Ночью я побывала там в сопровождении Джонни и Самандара. Днём я даже в сад не выходила. Во дворце правителя полно слуг, и чем требовать от всех от них секретности, лучше им вообще не знать о моём присутствии.
Стена с поблекшим изображением двери произвела на меня такое гнетущее впечатление, что я едва не разрыдалась от чувства бессилия. Ложная дверь, которую я не могу сделать настоящей. И ещё неизвестно когда смогу.
Через три дня, когда я помаленьку начала тренироваться — разумеется, под строгим контролем врача, Джонни явился ко мне в убежище с интересной информацией, полученной от Теофила Каллистоса. Похоже, красавец археолог смирился с тем, что потерял Диану. Вскоре после того, как мы с ней покинули Арсланбад, он получил сообщение от главы археологического общества Сонды профессора Джозефа Малиновски. Тот пригласил его в свою исследовательскую группу, занимавшуюся Древним Египтом и в частности периодом Древнего Царства. Сегодня Теофил писал уже из лагеря возле злосчастной исчезающей гробницы. Новым руководителем раскопок был назначен профессор Малиновски. Доктор Сампайя отбыл со своей командой на Ариану. Поговаривали, что его обвиняют в растрате экспедиционных средств, а также в том, что возглавляемая им группа не проявила должного профессионализма. По мнению Фила, Сампайя и его подчинённые пострадали из-за того, что стали свидетелями событий, попавших в категорию "Секретно". Естественно, сочувствия к бывшему руководителю Теофил Каллистос не испытывал. Он писал, что место раскопок перестало быть аномальной зоной. Несколько дней назад, после неожиданной и довольно сильной песчаной бури все увидели пропавшую гробницу на прежнем месте. Больше она не исчезала и не изменялась. Теперь она существовала в одном варианте — в первом. И вот что выяснилось. Погребённую там знатную особу звали не Анхесептамон, а Анхсенпаамон.
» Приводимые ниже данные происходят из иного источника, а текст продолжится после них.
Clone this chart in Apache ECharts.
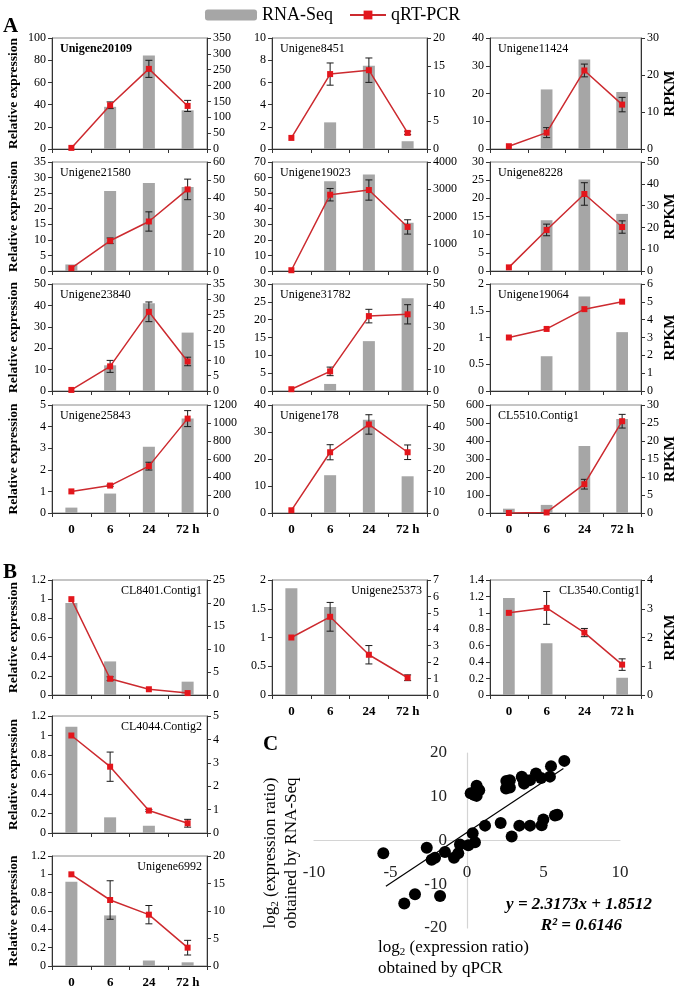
<!DOCTYPE html>
<html><head><meta charset="utf-8">
<script src="https://cdn.jsdelivr.net/npm/echarts@6/dist/echarts.min.js"></script>
<style>html,body{margin:0;padding:0;background:#fff}#c{width:679px;height:992px}</style>
</head><body><div id="c"></div>
<script>
// ---------- DATA ----------
const categories = ['0', '6', '24', '72 h'];
const geneNames = ['Unigene20109','Unigene8451','Unigene11424','Unigene21580','Unigene19023','Unigene8228',
  'Unigene23840','Unigene31782','Unigene19064','Unigene25843','Unigene178','CL5510.Contig1',
  'CL8401.Contig1','Unigene25373','CL3540.Contig1','CL4044.Contig2','Unigene6992'];
// qRT-PCR relative expression (left axis)
const qpcrMean = [
  [1, 39.4, 72.2, 38.8], [1.0, 6.75, 7.1, 1.45], [1.0, 5.9, 28.3, 16.0],
  [0.9, 9.7, 15.9, 26.2], [0.5, 49, 52, 28.3], [1.0, 11.3, 21.2, 12.1],
  [0.5, 11.5, 37, 13.8], [0.5, 5.5, 21, 21.5], [1.0, 1.16, 1.53, 1.67],
  [1.0, 1.27, 2.17, 4.37], [1.0, 22.5, 32.8, 22.5], [0, 3, 160, 510],
  [1.0, 0.17, 0.06, 0.02], [1.0, 1.36, 0.7, 0.3], [1.0, 1.06, 0.76, 0.37],
  [1.0, 0.68, 0.23, 0.1], [1.0, 0.72, 0.56, 0.2]
];
// error bar half-widths
const qpcrError = [
  [0, 3, 7.7, 5], [0, 1.0, 1.1, 0.15], [0, 1.8, 2.3, 2.6],
  [0, 0.9, 3.1, 3.3], [0, 4, 6.5, 4.6], [0, 1.6, 3.1, 1.7],
  [0, 2.8, 4.6, 2], [0, 1.2, 1.9, 2.7], [0, 0, 0, 0],
  [0, 0.04, 0.18, 0.37], [0, 2.8, 3.6, 2.7], [0, 0, 27, 38],
  [0, 0.02, 0, 0], [0, 0.25, 0.16, 0.05], [0, 0.2, 0.05, 0.07],
  [0, 0.15, 0.01, 0.04], [0, 0.21, 0.1, 0.08]
];
// RNA-Seq RPKM (right axis)
const rnaSeqRpkm = [
  [0, 133, 295, 122], [0, 4.8, 15, 1.4], [0, 16.1, 24.2, 15.4],
  [3.6, 44, 48.5, 46.3], [0, 3290, 3540, 1770], [0, 23.3, 42, 26.2],
  [0, 8.4, 28.7, 19.1], [0, 3.3, 23.3, 43.3], [0, 1.95, 5.3, 3.3],
  [60, 216, 737, 1050], [0, 17.5, 43.2, 17], [1.2, 2.25, 18.6, 26.1],
  [20, 7.3, 0, 2.9], [6.5, 5.36, 0, 0], [3.37, 1.8, 0, 0.6],
  [4.54, 0.67, 0.31, 0], [15.3, 9.2, 1.0, 0.67]
];
const leftAxisMax  = [100, 10, 40, 35, 70, 30, 50, 30, 2, 5, 40, 600, 1.2, 2, 1.4, 1.2, 1.2];
const leftAxisStep = [20, 2, 10, 5, 10, 5, 10, 5, 0.5, 1, 10, 100, 0.2, 0.5, 0.2, 0.2, 0.2];
const rightAxisMax  = [350, 20, 30, 60, 4000, 50, 35, 50, 6, 1200, 50, 30, 25, 7, 4, 5, 20];
const rightAxisStep = [50, 5, 10, 10, 1000, 10, 5, 10, 1, 200, 10, 5, 5, 1, 1, 1, 5];

// Panel C scatter: log2 ratios
const scatterQpcr = [-5.47,-2.63,-2.31,-2.09,-1.44,-0.85,-0.57,-0.46,0.09,0.52,0.37,1.18,2.2,2.92,3.42,4.12,4.88,4.99,5.75,5.9,
  0.24,0.48,0.63,0.8,0.63,0.63,2.55,2.8,2.8,2.57,3.64,3.73,4.12,4.51,4.84,5.42,5.49,6.36,3.58,-4.1,-3.4,-1.76];
const scatterRnaSeq = [-2.9,-1.67,-4.4,-3.94,-2.65,-3.94,-2.9,-0.9,-1.1,-0.38,1.67,3.4,4.0,0.9,3.4,3.4,3.5,4.8,5.7,5.9,
  10.8,10.4,11.9,11.5,10.2,12.5,11.9,12.1,13.8,13.6,14.2,13.0,13.8,15.3,14.3,14.6,17.0,18.2,14.6,-14.4,-12.3,-12.7];
const trendX = [-5.3, 6.3];
const trendY = [-10.43, 16.45];
const scatterXTicks = [-10, 10, 5];
const scatterYTicks = [-20, 20, 10];

// ---------- LAYOUT ----------
const FONT = "'Liberation Serif','Times New Roman',serif";
const colX = [52, 272, 490];
const plotW = 155;
const rowsY = [[38,149],[162,271],[284,391],[405,513],[580,695],[716,833],[856,966]];
const cells = [[0,0],[0,1],[0,2],[1,0],[1,1],[1,2],[2,0],[2,1],[2,2],[3,0],[3,1],[3,2],[4,0],[4,1],[4,2],[5,0],[6,0]];
const xLabelPanels = [9,10,11,13,14,16];
const fmt = v => String(Math.round(v * 1000) / 1000);

const grids = [], xAxes = [], yAxes = [], series = [], graphics = [];
const axisCol = '#333';

function renderErr(params, api) {
  const idx = api.value(0), lo = api.value(1), hi = api.value(2);
  const a = api.coord([idx, hi]), b = api.coord([idx, lo]);
  const w = 3.5, st = {stroke: '#1a1a1a', lineWidth: 1};
  return {type: 'group', children: [
    {type: 'line', shape: {x1: a[0], y1: a[1], x2: b[0], y2: b[1]}, style: st},
    {type: 'line', shape: {x1: a[0]-w, y1: a[1], x2: a[0]+w, y2: a[1]}, style: st},
    {type: 'line', shape: {x1: b[0]-w, y1: b[1], x2: b[0]+w, y2: b[1]}, style: st}
  ]};
}

geneNames.forEach((name, i) => {
  const [r, c] = cells[i];
  const left = colX[c], top = rowsY[r][0], h = rowsY[r][1] - rowsY[r][0];
  grids.push({left: left, top: top, width: plotW, height: h, show: true, borderColor: '#8a8a8a', borderWidth: 1, containLabel: false});
  const showX = xLabelPanels.indexOf(i) >= 0;
  xAxes.push({type: 'category', gridIndex: i, data: categories, boundaryGap: true,
    axisLine: {lineStyle: {color: axisCol, width: 1}},
    axisTick: {show: true, length: 4, lineStyle: {color: axisCol}},
    axisLabel: {show: showX, fontFamily: FONT, fontSize: 13, fontWeight: 'bold', color: '#000', margin: 10},
    splitLine: {show: false}});
  yAxes.push({type: 'value', gridIndex: i, position: 'left', min: 0, max: leftAxisMax[i], interval: leftAxisStep[i],
    name: c === 0 ? 'Relative expression' : '', nameLocation: 'middle', nameGap: 31,
    nameTextStyle: {fontFamily: FONT, fontSize: 13.5, fontWeight: 'bold', color: '#000'},
    axisLine: {show: true, lineStyle: {color: axisCol}},
    axisTick: {show: true, length: 4, lineStyle: {color: axisCol}},
    axisLabel: {fontFamily: FONT, fontSize: 12, color: '#000', margin: 6, formatter: fmt},
    splitLine: {show: false}});
  yAxes.push({type: 'value', gridIndex: i, position: 'right', min: 0, max: rightAxisMax[i], interval: rightAxisStep[i],
    name: c === 2 ? 'RPKM' : '', nameLocation: 'middle', nameGap: 22,
    nameTextStyle: {fontFamily: FONT, fontSize: 15, fontWeight: 'bold', color: '#000'},
    axisLine: {show: true, lineStyle: {color: axisCol}},
    axisTick: {show: true, length: 4, lineStyle: {color: axisCol}},
    axisLabel: {fontFamily: FONT, fontSize: 12, color: '#000', margin: 6, formatter: fmt},
    splitLine: {show: false}});
  series.push({type: 'bar', name: 'RNA-Seq', xAxisIndex: i, yAxisIndex: 2*i+1, data: rnaSeqRpkm[i],
    barWidth: '31%', itemStyle: {color: '#a6a6a6'}, z: 1, silent: true});
  const errData = [];
  qpcrMean[i].forEach((m, k) => { const e = qpcrError[i][k]; if (e > 0) errData.push([k, m - e, m + e]); });
  series.push({type: 'custom', name: 'err' + i, xAxisIndex: i, yAxisIndex: 2*i, data: errData,
    encode: {x: 0, y: [1, 2]}, renderItem: renderErr, z: 3, silent: true});
  series.push({type: 'line', name: 'qRT-PCR', xAxisIndex: i, yAxisIndex: 2*i, data: qpcrMean[i],
    symbol: 'rect', symbolSize: 6, lineStyle: {color: '#cc2a2f', width: 1.5},
    itemStyle: {color: '#e3161c'}, z: 4, silent: true});
  // panel title
  const isB = i >= 12;
  graphics.push({type: 'text', x: isB ? left + plotW - 5 : left + 8, y: top + 11,
    style: {text: name, font: (i === 0 ? 'bold ' : '') + '12px ' + FONT, fill: '#000',
      align: isB ? 'right' : 'left', verticalAlign: 'middle'}});
});

// Scatter panel C (axes crossing at the origin)
const gi = geneNames.length;
const sLeft = 314, sTop = 753, sW = 306, sH = 175;
grids.push({left: sLeft, top: sTop, width: sW, height: sH, show: false});
const zeroY = sTop + sH * (scatterYTicks[1] / (scatterYTicks[1] - scatterYTicks[0]));
const zeroX = sLeft + sW * (-scatterXTicks[0] / (scatterXTicks[1] - scatterXTicks[0]));
xAxes.push({type: 'value', gridIndex: gi, position: 'bottom', offset: -(sTop + sH - zeroY),
  min: scatterXTicks[0], max: scatterXTicks[1], interval: scatterXTicks[2],
  axisLine: {onZero: false, lineStyle: {color: '#d4d4d4', width: 1.2}}, axisTick: {show: false},
  axisLabel: {fontFamily: FONT, fontSize: 17, color: '#222', margin: 24}, splitLine: {show: false}});
yAxes.push({type: 'value', gridIndex: gi, position: 'left', offset: -(zeroX - sLeft),
  min: scatterYTicks[0], max: scatterYTicks[1], interval: scatterYTicks[2],
  axisLine: {show: true, onZero: false, lineStyle: {color: '#d4d4d4', width: 1.2}}, axisTick: {show: false},
  axisLabel: {fontFamily: FONT, fontSize: 17, color: '#222', margin: 20}, splitLine: {show: false}});
series.push({type: 'scatter', xAxisIndex: gi, yAxisIndex: 2*gi, symbolSize: 12,
  data: scatterQpcr.map((x, k) => [x, scatterRnaSeq[k]]), itemStyle: {color: '#000', opacity: 1}, z: 3, silent: true});
series.push({type: 'line', xAxisIndex: gi, yAxisIndex: 2*gi, data: trendX.map((x, k) => [x, trendY[k]]),
  symbol: 'none', lineStyle: {color: '#000', width: 1.2}, z: 4, silent: true});

graphics.push(
  {type: 'text', x: 3, y: 27, style: {text: 'A', font: 'bold 21px ' + FONT, fill: '#000', verticalAlign: 'middle'}},
  {type: 'text', x: 3, y: 573, style: {text: 'B', font: 'bold 21px ' + FONT, fill: '#000', verticalAlign: 'middle'}},
  {type: 'text', x: 263, y: 745, style: {text: 'C', font: 'bold 21px ' + FONT, fill: '#000', verticalAlign: 'middle'}},
  {type: 'text', x: 281, y: 853, rotation: Math.PI / 2,
    style: {text: 'log{s|2} (expression ratio)\nobtained by RNA-Seq', align: 'center', verticalAlign: 'middle',
      font: '17px ' + FONT, fill: '#000', lineHeight: 21,
      rich: {s: {fontSize: 11, fontFamily: FONT, verticalAlign: 'bottom', padding: [8, 0, 0, 0]}}}},
  {type: 'text', x: 378, y: 937,
    style: {text: 'log{s|2} (expression ratio)\nobtained by qPCR', align: 'left', verticalAlign: 'top',
      font: '17px ' + FONT, fill: '#000', lineHeight: 21,
      rich: {s: {fontSize: 11, fontFamily: FONT, verticalAlign: 'bottom', padding: [8, 0, 0, 0]}}}},
  {type: 'text', x: 652, y: 905, style: {text: 'y = 2.3173x + 1.8512', align: 'right', verticalAlign: 'middle',
    font: 'italic bold 17px ' + FONT, fill: '#000'}},
  {type: 'text', x: 622, y: 926, style: {text: 'R² = 0.6146', align: 'right', verticalAlign: 'middle',
    font: 'italic bold 17px ' + FONT, fill: '#000'}}
);

const chart = echarts.init(document.getElementById('c'), null, {renderer: 'canvas'});
chart.setOption({
  animation: false,
  backgroundColor: '#fff',
  legend: [
    {data: ['RNA-Seq'], left: 200, top: 1, itemWidth: 52, itemHeight: 11, selectedMode: false,
      textStyle: {fontFamily: FONT, fontSize: 18, color: '#000'}},
    {data: ['qRT-PCR'], left: 344, top: 1, itemWidth: 36, itemHeight: 11, selectedMode: false,
      textStyle: {fontFamily: FONT, fontSize: 18, color: '#000'}}
  ],
  grid: grids, xAxis: xAxes, yAxis: yAxes, series: series, graphic: graphics
});
</script></body></html>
— Терри, ты ведь знаешь, что в гробнице с пожилой мумией имя покойной было почти везде стёрто. Оно только в одном месте частично сохранилось, и его прочли как Анхесептамон. Когда гробницу осмотрели повнимательней, оказалось, что неизвестный враг покойной не стёр её имя на втором саркофаге — не успел или просто не нашёл. Анхесенпаамон…
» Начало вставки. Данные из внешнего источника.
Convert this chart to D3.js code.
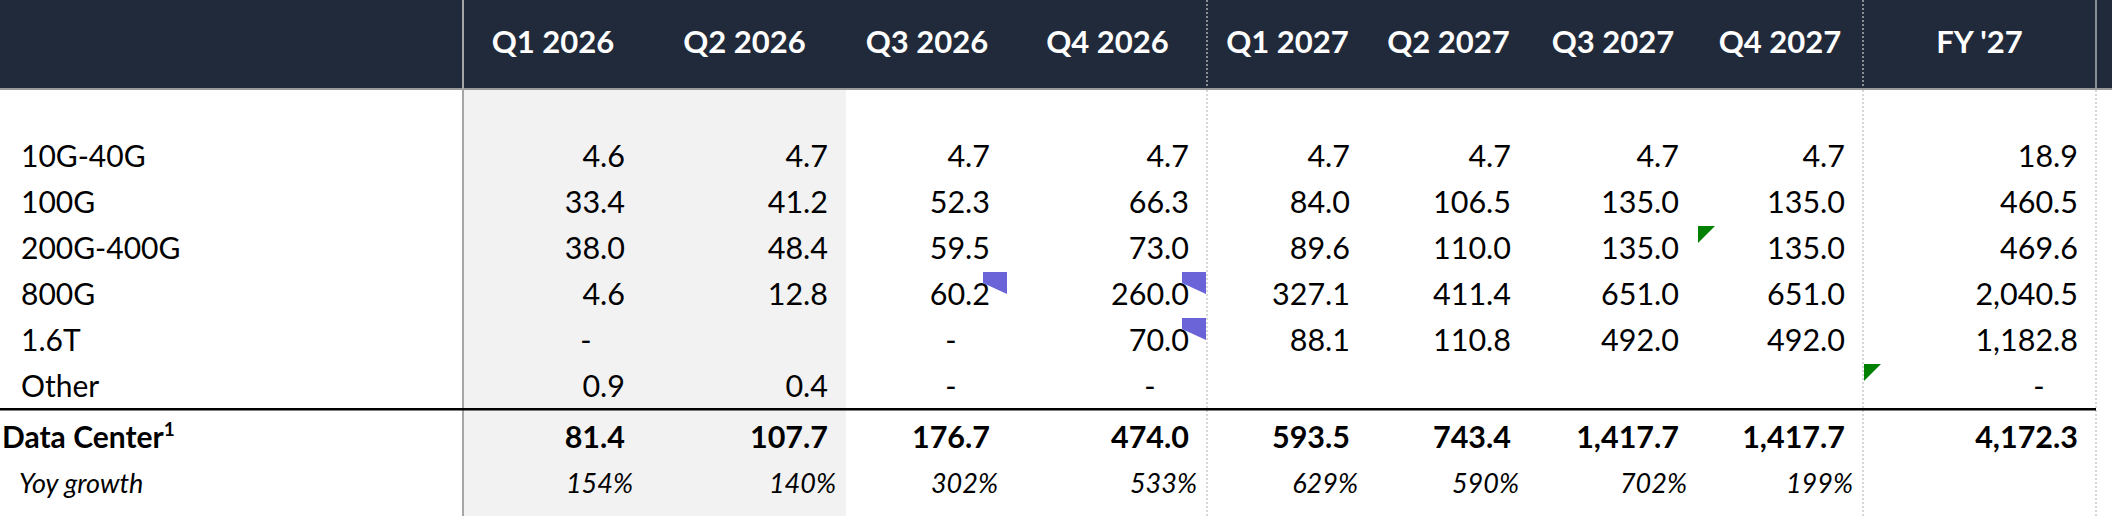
<!DOCTYPE html>
<html>
<head>
<meta charset="utf-8">
<script src="https://cdn.jsdelivr.net/npm/d3@7"></script>
<style>
  html, body { margin: 0; padding: 0; background: #fff; }
  svg { display: block; }
  text { font-family: Lato, "Open Sans", sans-serif; }
</style>
</head>
<body>
<svg id="table" width="2112" height="516"></svg>
<script>
// column headers and row labels
var columns = ["Q1 2026", "Q2 2026", "Q3 2026", "Q4 2026", "Q1 2027", "Q2 2027", "Q3 2027", "Q4 2027", "FY '27"];
var segments = ["10G-40G", "100G", "200G-400G", "800G", "1.6T", "Other"];

// revenue per segment (0 shows as "-", null is an empty cell)
var v10g40g = [4.6, 4.7, 4.7, 4.7, 4.7, 4.7, 4.7, 4.7, 18.9];
var v100g = [33.4, 41.2, 52.3, 66.3, 84.0, 106.5, 135.0, 135.0, 460.5];
var v200g400g = [38.0, 48.4, 59.5, 73.0, 89.6, 110.0, 135.0, 135.0, 469.6];
var v800g = [4.6, 12.8, 60.2, 260.0, 327.1, 411.4, 651.0, 651.0, 2040.5];
var v16t = [0, null, 0, 70.0, 88.1, 110.8, 492.0, 492.0, 1182.8];
var vOther = [0.9, 0.4, 0, 0, null, null, null, null, 0];
var dataCenter = [81.4, 107.7, 176.7, 474.0, 593.5, 743.4, 1417.7, 1417.7, 4172.3];
var yoyGrowth = [154, 140, 302, 533, 629, 590, 702, 199, null];

// little cell flags: [segment, column]
var commentFlags = [["800G", "Q3 2026"], ["800G", "Q4 2026"], ["1.6T", "Q4 2026"]];
var errorFlags = [["200G-400G", "Q4 2027"], ["Other", "FY '27"]];

var segmentValues = [v10g40g, v100g, v200g400g, v800g, v16t, vOther];

var svg = d3.select("#table"),
    width = +svg.attr("width"),
    height = +svg.attr("height"),
    headH = 88;

// column edges, left of each column then the last right edge
var edges = [463, 643, 846, 1008, 1207, 1368, 1529, 1697, 1863, 2096];
var colLeft = d3.scaleOrdinal().domain(columns).range(edges.slice(0, -1));
var colRight = d3.scaleOrdinal().domain(columns).range(edges.slice(1));

var rowY = d3.scalePoint()
    .domain(segments)
    .range([167, 397]);
var totalY = 448,
    yoyY = 493;

var fmt = d3.format(",.1f");

// shaded actuals
svg.append("rect")
    .attr("x", colLeft("Q1 2026"))
    .attr("y", headH)
    .attr("width", colRight("Q2 2026") - colLeft("Q1 2026"))
    .attr("height", height - headH)
    .attr("fill", "#f2f2f2");

// header band
svg.append("rect")
    .attr("x", 0).attr("y", 0)
    .attr("width", width).attr("height", headH)
    .attr("fill", "#212a3a");
svg.append("rect")
    .attr("x", 0).attr("y", headH)
    .attr("width", width).attr("height", 2)
    .attr("fill", "#9a9a9a");

svg.selectAll(".head")
    .data(columns)
    .enter().append("text")
    .attr("class", "head")
    .attr("x", function (d) { return (colLeft(d) + colRight(d)) / 2; })
    .attr("y", 53)
    .attr("text-anchor", "middle")
    .attr("fill", "#fff")
    .style("font-weight", 700)
    .style("font-size", "31px")
    .text(function (d) { return d; });

// grid lines
svg.append("line")
    .attr("x1", 463).attr("x2", 463)
    .attr("y1", 0).attr("y2", height)
    .attr("stroke", "#a6a6a6").attr("stroke-width", 2);

[colLeft("Q1 2027"), colLeft("FY '27"), colRight("FY '27")].forEach(function (x) {
    svg.append("line")
        .attr("x1", x).attr("x2", x)
        .attr("y1", headH + 2).attr("y2", height)
        .attr("stroke", "#bdbdbd").attr("stroke-width", 1.2)
        .attr("stroke-dasharray", "2,2");
    svg.append("line")
        .attr("x1", x).attr("x2", x)
        .attr("y1", 0).attr("y2", headH)
        .attr("stroke", "#d0d0d0").attr("stroke-width", 1.2)
        .attr("stroke-dasharray", x === colRight("FY '27") ? null : "2,2");
});

// total rule
svg.append("rect")
    .attr("x", 0).attr("y", 408)
    .attr("width", colRight("FY '27")).attr("height", 2.5)
    .attr("fill", "#000");

// row labels
svg.selectAll(".label")
    .data(segments)
    .enter().append("text")
    .attr("class", "label")
    .attr("x", 21)
    .attr("y", function (d) { return rowY(d); })
    .style("font-size", "30px")
    .text(function (d) { return d; });

var dc = svg.append("text")
    .attr("x", 2).attr("y", totalY)
    .style("font-size", "30px").style("font-weight", 700)
    .text("Data Center");
dc.append("tspan")
    .attr("dy", -12)
    .style("font-size", "19px")
    .text("1");

svg.append("text")
    .attr("x", 19).attr("y", yoyY)
    .style("font-size", "27px").style("font-style", "italic")
    .text("Yoy growth");

// value cells
function cells(values, y, bold) {
    var g = svg.append("g");
    values.forEach(function (v, i) {
        if (v === null) return;
        var c = columns[i];
        var t = g.append("text")
            .attr("y", y)
            .style("font-size", "30.5px")
            .style("font-weight", bold ? 700 : 400);
        if (v === 0) {
            t.attr("x", colRight(c) - 57).attr("text-anchor", "middle").text("-");
        } else {
            t.attr("x", colRight(c) - 18).attr("text-anchor", "end").text(fmt(v));
        }
    });
}

segmentValues.forEach(function (vals, r) {
    cells(vals, rowY(segments[r]), false);
});
cells(dataCenter, totalY, true);

svg.selectAll(".yoy")
    .data(yoyGrowth.map(function (v, i) { return { col: columns[i], v: v }; })
        .filter(function (d) { return d.v !== null; }))
    .enter().append("text")
    .attr("class", "yoy")
    .attr("x", function (d) { return colRight(d.col) - 10; })
    .attr("y", yoyY)
    .attr("text-anchor", "end")
    .style("font-size", "27px").style("font-style", "italic")
    .text(function (d) { return d.v + "%"; });

// comment flags, top right of the cell
svg.selectAll(".comment")
    .data(commentFlags)
    .enter().append("polygon")
    .attr("class", "comment")
    .attr("points", function (d) {
        var x = colRight(d[1]) - 1, y = rowY(d[0]) - 33;
        return [[x - 24, y], [x, y], [x, y + 22], [x - 24, y + 11]].join(" ");
    })
    .attr("fill", "#6b64d8");

// error flags, top left of the cell
svg.selectAll(".error")
    .data(errorFlags)
    .enter().append("polygon")
    .attr("class", "error")
    .attr("points", function (d) {
        var x = colLeft(d[1]) + 1, y = rowY(d[0]) - 33;
        return [[x, y], [x + 17, y], [x, y + 17]].join(" ");
    })
    .attr("fill", "#008000");
</script>
</body>
</html>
— Да ведь это не иначе как кузина Анхесептамон! — осенило меня. — Царевна называла её уменьшительным именем — Паамон. В той надписи, которую нашли сразу, средние иероглифы были совершенно стёрты. Остались начало и конец имени, и все решили, что это имя — Анхесептамон. Настоящая Анхесептамон не погибла. Мы спасли её…
Заплатив за это цену, которой она не стоила. Её спасли, а Диана исчезла. Она теперь неизвестно где, и думая об этом, я постепенно схожу с ума. Чёрт бы побрал эту Анхесептамон, её кузину Анхесенпаамон, их дядюшку Уаджи и всю их родню до сотого колена. Мне опять захотелось плакать. Я даже в детстве не ревела так часто, как в эти дни. Но я даже в детстве никогда не лила слёзы при ком-то. Не хватало ещё развести сырость при Джонни. Впрочем он знает, когда а плачу, даже если я плачу про себя. Вот как сейчас. Небольшое стенное зеркало отражало моё застывшее бледное лицо, похожее на маску Пьеро. И почти такое же грустно лицо сидящего рядом Арлекина.